Violence in this case being battery and implied violence, or the threat of violence, being considered assault or some offshoot.
Simply put, there are deep problems with violence on the reservations, but if you read Erdrich’s telling, it’s all perpetrated by white people, who control the reservations through their federal power networks.
My other problem with the law as portrayed in Erdrich’s book is cognitive dissonance in both Joe and in Joe’s father when it comes to the application of justice, justified killings and the broader idea of sovereignty.

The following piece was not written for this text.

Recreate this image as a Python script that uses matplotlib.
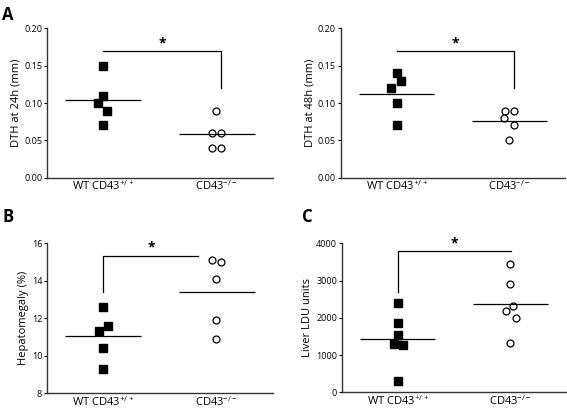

Both espouse, at great lengths, their beliefs on the above-mentioned issues. But they are never confronted with, nor do they confront, the realities of what they espouse. They yearn for a system where the reservation is not governed by the Federal Government at all, where their law is the law, and there is no other law. Yet, they do not confront the realities that this would entail, the positive and negative issues that arise and the very real racial segregation this would entail. That’s some good cognitive dissonance.

Conclusion
Racist characters, themes, etc. do not a racist, or “-ist” work make. Portraying an entire class of people, whether it be women, whites, African-Americans, Native-Americans, Kentuckians, The French, Asian-Americans, men, or transgender, as singularly negative, and associating each one of those characters with a negative stereotype does an “-ist” work make.
Erdrich does with in The Round House, with the only other characters than those on the reservation: white people.
Read the above evidence. Agree or disagree. Think on it.
Then, switch the roles. Think, white suburbanites replace the Native Americans on the reservation and either African Americans or Native Americans replace the white characters. Would we then call it racist? If every single non-white character were portrayed as a negative caricature, hell-bent on degrading the other, would it be any worse? Racist is racist, -ist is –ist, regardless of who calls it out or who the victim is the –ist/-ism is.